L’Omofobia è quell’atteggiamento culturale derivante dal contra natura, ossia tutti quei comportamenti suppostamente contrari alla volontà di Dio e alla morale pubblica, non conformi alla “natura”. L’omofobia è una costruzione sociale basata proprio su tale pregiudizio. E con il quale le persone omosessuali devono fare i conti, tutti i giorni.
Il termine omofobia è stato però oggetto di critica poiché non ha nulla a che fare con la fobia clinicamente intesa, sia rispetto alle reazioni che genera nella persona (violenza, atti ostili versus evitamento-fuga) sia perché concentra sul singolo problematiche che hanno, al contrario, una collocazione sociale. Il termine quindi rimanda alla sfera semantica della malattia piuttosto che a quella dei fenomeni sociali.
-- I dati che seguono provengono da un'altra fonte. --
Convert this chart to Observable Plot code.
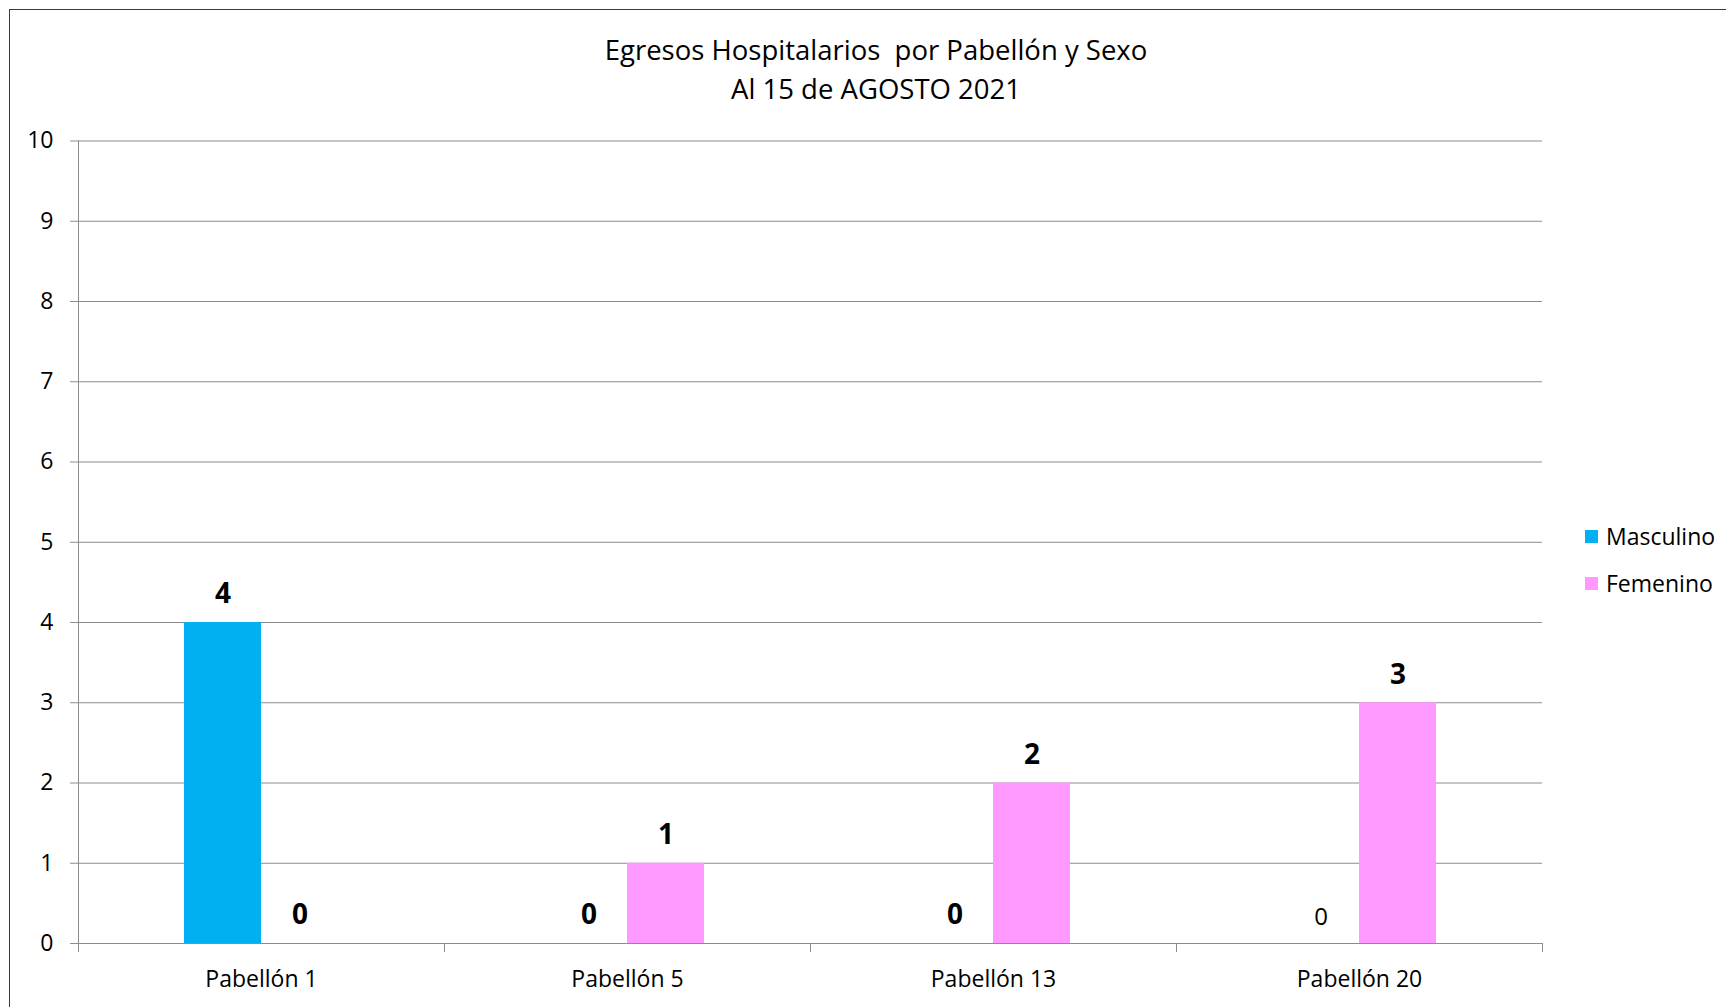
<!DOCTYPE html>
<html><head><meta charset="utf-8">
<script src="https://cdn.jsdelivr.net/npm/d3@7"></script>
<script src="https://cdn.jsdelivr.net/npm/@observablehq/plot@0.6"></script>
<style>
body{margin:0;background:#fff;font-family:"Open Sans",sans-serif;}
#wrap{position:relative;width:1726px;height:1007px;overflow:hidden;background:#fff}
#border{position:absolute;left:9px;top:9px;width:1800px;height:1100px;border-left:1.5px solid #3a3a3a;border-top:1.5px solid #3a3a3a;z-index:5;pointer-events:none}
#title{position:absolute;left:9px;width:1734px;top:31px;text-align:center;font-size:27.5px;line-height:38.5px;color:#000}
#chart{position:absolute;left:0;top:105px}
.item{position:absolute;left:1585px;display:flex;align-items:center;font-size:23px;line-height:30px;white-space:nowrap;color:#000}
.sw{width:13px;height:13px;margin-right:8px;flex:none}
</style>
</head><body>
<div id="wrap">
  <div id="chart"></div>
  <div id="title">Egresos Hospitalarios&nbsp; por Pabellón y Sexo<br>Al 15 de AGOSTO 2021</div>
  <div id="legend"></div>
  <div id="border"></div>
</div>
<script>
const pabellones = ["Pabellón 1", "Pabellón 5", "Pabellón 13", "Pabellón 20"];
const series = ["Masculino", "Femenino"];
const masculino = [4, 0, 0, 0];
const femenino = [0, 1, 2, 3];
const yTicks = [0, 1, 2, 3, 4, 5, 6, 7, 8, 9, 10];
const colors = ["#00B0F0", "#FF99FF"];

const values = [masculino, femenino];
const rows = pabellones.flatMap((p, i) => series.map((s, j) => ({pab: p, sexo: s, value: values[j][i]})));

const W = 1726, H = 902, mt = 35.5, mb = 64, ml = 78, mr = 184;
const innerH = H - mt - mb;
const grey = "#8c8c8c";
const isPlain = d => d.pab === pabellones[3] && d.sexo === series[0];

const chart = Plot.plot({
  width: W, height: H,
  marginTop: mt, marginBottom: mb, marginLeft: ml, marginRight: mr,
  style: {fontFamily: "Open Sans", background: "transparent", color: "black", overflow: "visible"},
  fx: {domain: pabellones, padding: 0, label: null},
  x: {domain: series, paddingInner: 0, paddingOuter: 1.37, axis: null},
  y: {domain: [0, 10], label: null},
  color: {domain: series, range: colors},
  marks: [
    Plot.gridY(yTicks, {stroke: grey, strokeOpacity: 1}),
    Plot.frame({anchor: "left", stroke: grey, insetTop: innerH, insetBottom: -8}),
    Plot.frame({anchor: "right", stroke: grey, insetTop: innerH, insetBottom: -8}),
    Plot.frame({anchor: "left", stroke: grey, facet: "super", insetBottom: -8}),
    Plot.barY(rows, {fx: "pab", x: "sexo", y: "value", fill: "sexo"}),
    Plot.ruleY([0], {stroke: grey}),
    Plot.text(rows.filter(d => !isPlain(d)), {fx: "pab", x: "sexo", y: "value", text: d => String(d.value), dy: -28, fontSize: 28, fontWeight: "bold", fill: "black"}),
    Plot.text(rows.filter(isPlain), {fx: "pab", x: "sexo", y: "value", text: d => String(d.value), dy: -26, fontSize: 24, fill: "black"}),
    Plot.axisY(yTicks, {tickSize: 8, tickPadding: 17, fontSize: 23, stroke: grey, fill: "black", label: null, tickFormat: "d"}),
    Plot.axisFx({anchor: "bottom", tickSize: 0, tickPadding: 27, fontSize: 23, label: null, fill: "black"})
  ]
});
document.getElementById("chart").appendChild(chart);

const legend = document.getElementById("legend");
const legendTops = [521, 568];
series.forEach((s, i) => {
  const item = document.createElement("div");
  item.className = "item";
  item.style.top = legendTops[i] + "px";
  const sw = document.createElement("span");
  sw.className = "sw";
  sw.style.background = colors[i];
  item.appendChild(sw);
  item.appendChild(document.createTextNode(s));
  legend.appendChild(item);
});
</script>
</body></html>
L’omofobia riguarda, pertanto, il pregiudizio, la discriminazione o il razzismo piuttosto che la fobia, si può manifestare in modo diretto o indiretto, verbalmente o attraverso vere e proprie aggressioni e colpisce soprattutto i maschi.
Circa quest’ultimo aspetto, Pedote e Lo Presti (2003, p. 4) scrivono: “L’omofobia è rivolta quasi esclusivamente ai maschi e a un tradimento originario del loro ruolo sociale. La preponderanza dei testi che trattano del maschio ‘deviato’ alla pratica della sodomia, rispetto a quelli che condannano l’amore tra donne, mostra quanto l’impronta sia storicamente diversa. La millenaria inferiorità riservata alle donne, ha maggiormente preservato anche le lesbiche da una forte discriminazione: una volta assolto il ruolo di sposa e di madre nella cultura patriarcale, la marginalità in cui hanno vissuto non ha rappresentato un effettivo problema al potere maschile”.
Lingiardi (2007) afferma che l’omofobia riflette il bisogno di mantenere una rappresentazione stabile e immodificabile del contesto sociale, che garantirebbe all’individuo la salvaguardia delle posizioni sociali. Da qui la considerazione che le risposte omofobiche possano essere considerate delle strategie cognitive a scopo autodifensivo rispetto ad una immaginaria minaccia di disordine.
Secondo Montano (2000) questo processo di colpevolizzazione ha riguardato nel corso della storia tutte le minoranze, in quanto portatrici di valori alternativi, diversi, e per questo destabilizzanti rispetto alle convenzioni largamente accettate.
In particolare, il pregiudizio omofobico trova le sue origini da una parte nella censura verso un comportamento non adeguato al progresso civile nella costruzione che Platone aveva proposto della sua città utopica, dall’altro il rifiuto per ogni sessualità non conforme al volere di Dio, secondo le regole del cristianesimo nascente.
Il controllo della sessualità definito da queste due tradizioni, trova poi un punto di convergenza nell’Impero Romano, che inizierà a produrre una legislazione punitiva.
Di fatto però, nella nostra società sono numerosi i cambiamenti rispetto al passato. L’utilizzo di metodi contraccettivi ha fatto sì che la sessualità fosse sempre più slegata dall’aspetto riproduttivo; ogni coppia infatti può scegliere se e quando avere un figlio lungo il proprio percorso di vita a due, nel quale la sessualità è anche e soprattutto ricerca del piacere e modalità di relazione.
Probabilmente l’omosessuale ricorda in continuazione questa disgiunzione.
Tra le cause dell’omofobia Herek (1991) ha individuato da una parte dei fenomeni sociali per cui ogni gruppo cerca di migliorare la propria posizione screditando l’out-group: l’omosessualità maschile destabilizza all’interno di una società patriarcale, sessista e che ha posto l’eterosessualità come valore fondante; dall’altra ci sono aspetti di ordine psicologico tra cui:
Di fatto, Paolo Valerio, direttore della Scuola di Specializzazione in Psicologia Clinica dell’Università Federico II di Napoli e presidente della Fondazione “Genere Identità Cultura”, uno dei massimi esperti clinici in Italia sulle questioni inerenti l’identità di genere afferma, in un’intervista a Antonio Rossano del 28 ottobre 2015, che: “La conoscenza è il primo elemento per superare il pregiudizio e lo stigma. Per poter individuare nella cultura della differenza un valore e non un limite”.